Government Accountability Office:
“Removing export restrictions would increase domestic production—8 million barrels per day in April 2014—because of increasing domestic crude oil prices. Estimates range from an additional 130,000 to 3.3 million barrels per day on average from 2015 through 2035.”
Council on Foreign Relations:
“Liberalizing the crude oil export regime would advance U.S. foreign policy. It would demonstrate Washington's commitment to free and fair trade, even in a politically sensitive sector, bolstering its negotiating position on other trade issues.”

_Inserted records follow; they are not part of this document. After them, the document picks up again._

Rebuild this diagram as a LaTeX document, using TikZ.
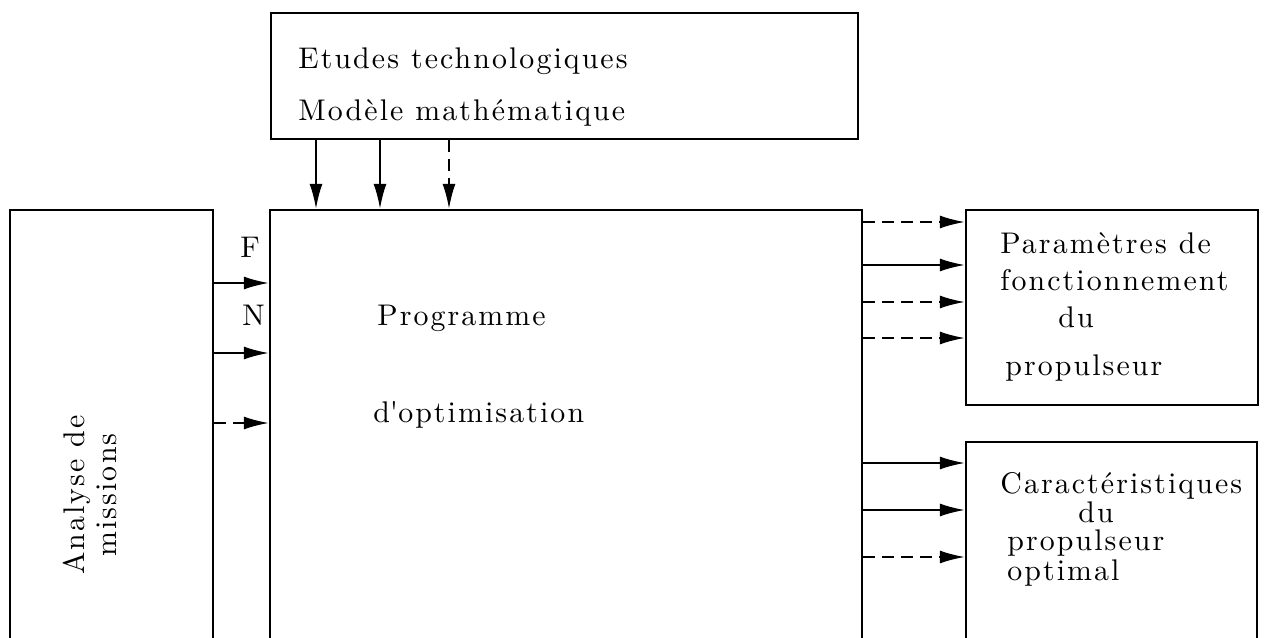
\documentclass[tikz,border=0pt]{standalone}
\usepackage{fontspec}
\newfontfamily\lettre{lmroman10-regular.otf}[LetterSpace=7]
\usetikzlibrary{arrows.meta,positioning}

\tikzset{boite/.style = {draw, rectangle, line width=1.3pt, inner sep=0pt,
                         minimum width=#1},
         texte/.style = {inner sep=0pt, anchor=base west,
                         font=\lettre\fontsize{17}{18}\selectfont},
         fleche/.style = {line width=1.1pt, -{Latex[length=5mm,width=2.6mm]}},
         plein/.style = {fleche},
         pointille/.style = {fleche, dash pattern=on 2.4mm off 1.4mm}
        }

\begin{document}
\begin{tikzpicture}
  \useasboundingbox (0,0) rectangle (25.42,-12.76);
  \clip (0,0) rectangle (25.42,-12.76);

  \node[boite=11.74cm, minimum height=2.52cm] (etudes) at (11.29,-1.52) {};
  \node[boite=4.06cm, minimum height=9cm] (analyse) at (2.23,-8.7) {};
  \node[boite=11.84cm, minimum height=9cm] (prog) at (11.32,-8.7) {};
  \node[boite=5.84cm, minimum height=3.9cm] (param) at (22.24,-6.15) {};
  \node[boite=5.82cm, minimum height=4.36cm] (caract) at (22.23,-11.02) {};

  \node[texte] (etu) at (5.96,-1.36) {Etudes technologiques};
  \node[texte] (mod) at (5.96,-2.4) {Modèle mathématique};
  \node[texte] (f) at (4.8,-5.14) {F};
  \node[texte] (n) at (4.84,-6.5) {N};
  \node[texte] (pro) at (7.54,-6.5) {Programme};
  \node[texte] (opt) at (7.46,-8.44) {d\textquotesingle optimisation};
  \node[texte] (par1) at (20.0,-5.06) {Paramètres de};
  \node[texte] (par2) at (20.0,-5.8) {fonctionnement};
  \node[texte] (par3) at (21.16,-6.54) {du};
  \node[texte] (par4) at (20.1,-7.5) {propulseur};
  \node[texte] (car1) at (20.0,-9.86) {Caractéristiques};
  \node[texte] (car2) at (21.56,-10.44) {du};
  \node[texte] (car3) at (20.14,-11.0) {propulseur};
  \node[texte] (car4) at (20.14,-11.6) {optimal};
  \node[texte, anchor=center, rotate=90, align=center] (ana) at (1.8,-9.9)
       {Analyse de\\missions};

  \foreach \x/\sty in {6.32/plein, 7.6/plein, 8.98/pointille}
    \draw[\sty] (\x,0 |- etudes.south) -- (\x,0 |- prog.north);
  \foreach \y/\sty in {5.66/plein, 7.06/plein, 8.46/pointille}
    \draw[\sty] (analyse.east |- 0,-\y) -- (prog.west |- 0,-\y);
  \foreach \y/\sty in {4.44/pointille, 5.3/plein, 6.04/pointille, 6.76/pointille}
    \draw[\sty] (prog.east |- 0,-\y) -- (param.west |- 0,-\y);
  \foreach \y/\sty in {9.26/plein, 10.2/plein, 11.14/pointille}
    \draw[\sty] (prog.east |- 0,-\y) -- (caract.west |- 0,-\y);
\end{tikzpicture}
\end{document}
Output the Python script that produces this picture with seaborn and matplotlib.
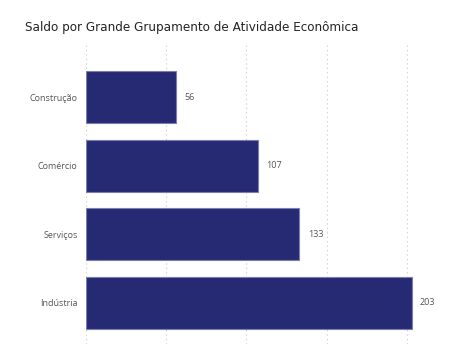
import matplotlib
matplotlib.use("Agg")
import matplotlib.pyplot as plt
import seaborn as sns
import pandas as pd

categories = ["Construção", "Comércio", "Serviços", "Indústria"]
values = [56, 107, 133, 203]
title = "Saldo por Grande Grupamento de Atividade Econômica"

df = pd.DataFrame({"cat": categories, "val": values})

sns.set_style("white")
plt.rcParams["font.family"] = ["Open Sans", "DejaVu Sans"]

fig = plt.figure(figsize=(4.63, 3.44), dpi=100)
ax = fig.add_axes([86 / 463, 0, (447 - 86) / 463, (344 - 43) / 344])

sns.barplot(data=df, y="cat", x="val", orient="h", color="#262a73",
            width=0.76, ax=ax, edgecolor="#7a7eb5", linewidth=0.8, saturation=1)

ax.set_xlim(0, 225)
ax.set_ylim(3.6, -0.79)
ax.set_xticks([0, 50, 100, 150, 200])
ax.xaxis.grid(True, linestyle=(0, (1, 3)), color="#c8c8c8", linewidth=0.8)
ax.set_axisbelow(True)
ax.set_xticklabels([])
ax.tick_params(axis="x", length=0)
ax.tick_params(axis="y", length=0, pad=6, labelsize=6.5, labelcolor="#555555")
ax.set_xlabel("")
ax.set_ylabel("")
for s in ax.spines.values():
    s.set_visible(False)

for i, v in enumerate(values):
    ax.annotate(str(v), xy=(v, i), xytext=(6, 0), textcoords="offset points",
                va="center", ha="left", fontsize=6.5, color="#555555")

fig.text(25 / 463, 1 - 27 / 344, title, fontsize=9.6, color="#252423",
         va="center", ha="left", family=["DejaVu Sans"], fontstretch="condensed")

fig.savefig("out.png", dpi=100)
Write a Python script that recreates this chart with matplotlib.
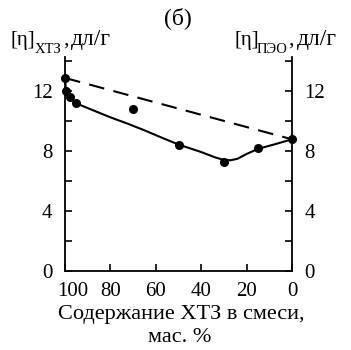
import matplotlib
matplotlib.use('Agg')
import matplotlib.pyplot as plt
from matplotlib import transforms

# measured points
pts_x = [100, 99.5, 98, 95, 70, 50, 30, 15, 0]
pts_y = [12.9, 12.05, 11.6, 11.2, 10.8, 8.45, 7.3, 8.2, 8.8]

# solid trend curve
curve_x = [100, 99.6, 98, 95, 87, 80, 72.5, 65, 58, 50, 40, 34, 30, 27, 24, 20, 15, 8, 0]
curve_y = [12.9, 12.1, 11.6, 11.2, 10.7, 10.27, 9.85, 9.4, 8.95, 8.45, 7.95, 7.6, 7.42, 7.4, 7.5, 7.82, 8.16, 8.45, 8.8]

# additive line
dash_x = [100, 0]
dash_y = [12.9, 8.8]

xticks = [100, 80, 60, 40, 20, 0]
yticks = [0, 4, 8, 12]
yminor = [2, 6, 10, 14]

plt.rcParams['font.family'] = ['Liberation Serif', 'DejaVu Serif']

W, H = 351, 350
fig = plt.figure(figsize=(W / 100, H / 100), dpi=100)
ax = fig.add_axes([65 / W, 79 / H, 227 / W, 214 / H])

ax.plot(curve_x, curve_y, color='black', lw=1.5, solid_joinstyle='round')
ax.plot(dash_x, dash_y, color='black', lw=1.5, ls=(0, (7.5, 4.5)))
ax.plot(pts_x, pts_y, 'o', color='black', ms=5.5, clip_on=False, zorder=5)

ax.set_xlim(100, 0)
ax.set_ylim(0, 14.3)
ax.spines['top'].set_visible(False)
for s in ['left', 'right', 'bottom']:
    ax.spines[s].set_linewidth(1.3)

ax.set_xticks(xticks)
ax.set_yticks(yticks)
ax.set_yticks(yminor, minor=True)
ax.tick_params(axis='both', which='both', direction='in', length=5, width=1.2,
               labelsize=15)
ax.tick_params(axis='y', which='both', left=True, right=True,
               labelleft=True, labelright=True, pad=9)
ax.tick_params(axis='x', pad=8)

# the "100" label sits a little to the right of its tick
lab100 = ax.get_xticklabels()[0]
lab100.set_transform(lab100.get_transform() +
                     transforms.ScaledTranslation(8 / 100, 0, fig.dpi_scale_trans))


def px(x, y):
    return x / W, 1 - y / H


fig.text(*px(178, 18), '(б)', ha='center', va='center', fontsize=17)

# axis titles with subscripts
fig.text(*px(10, 45), '[η]', ha='left', va='baseline', fontsize=15)
fig.text(*px(35, 53), 'ХТЗ', ha='left', va='baseline', fontsize=10.5)
fig.text(*px(63, 45), ',', ha='left', va='baseline', fontsize=16)
fig.text(*px(71, 45), 'дл/г', ha='left', va='baseline', fontsize=17)

fig.text(*px(235, 45), '[η]', ha='left', va='baseline', fontsize=15)
fig.text(*px(257, 53), 'ПЭО', ha='left', va='baseline', fontsize=10.5)
fig.text(*px(288, 45), ',', ha='left', va='baseline', fontsize=16)
fig.text(*px(297, 45), 'дл/г', ha='left', va='baseline', fontsize=17)

fig.text(*px(181, 315), 'Содержание ХТЗ в смеси,', ha='center', va='center', fontsize=16)
fig.text(*px(180, 338), 'мас. %', ha='center', va='center', fontsize=16)

fig.savefig('out.png', dpi=100)
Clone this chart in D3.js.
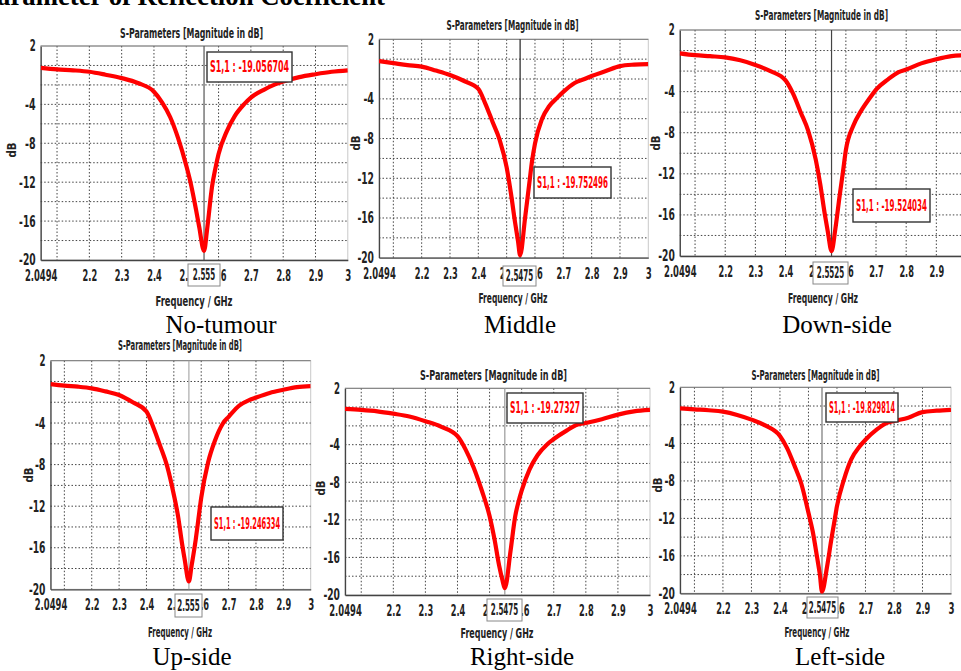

Center for Strategic & International Studies:
“U.S. gasoline prices would fall by up to 12 cents per gallon because U.S. exports would drive the price of Brent crude, a global benchmark, down (the global price of gasoline tracks to Brent, and gasoline—because it is refined—is an exportable commodity under U.S. law).”
Congressional Budget Office:
“Specifically, CBO estimates that federal tax revenues will be about three-quarters of 1 percent (or about $35 billion) higher in 2020 and about 1 percent higher in 2040 than they would have been without shale development.”
Removing the Ban Will NOT Increase the Cost of Gasoline at the Pump
The American Petroleum Institute recently summarized results from several major economic studies predicting the downward impact lifting the ban on crude oil exports would have on the price per gallon of gasoline. These results are listed below.
- Resources for the Future - 1.7 to 4.5 cents
- IHS - 8 cents average
- ICF International - Up to 3.8 cents (2.3 cents average)
- Brookings and NERA - Up to 12 cents (9 cents average)
- Aspen Institute and MAPI Foundation - Up to 9 cents
- U.S. Government Accountability Office - 1.5 to 13 cents
- Congressional Budget Office - 5 to 10 cents
- Columbia University - Up to 12 cents
The Energy Supply and Distribution Act of 2015
In May 2015, Senator Lisa Murkowski (R-AK) introduced S. 1312, the Energy Supply and Distribution Act of 2015 to authorize the export of all crude oil and condensates.
The senator has stated the new bill is meant to "modernize Federal policies regarding the supply and distribution of energy in the U.S."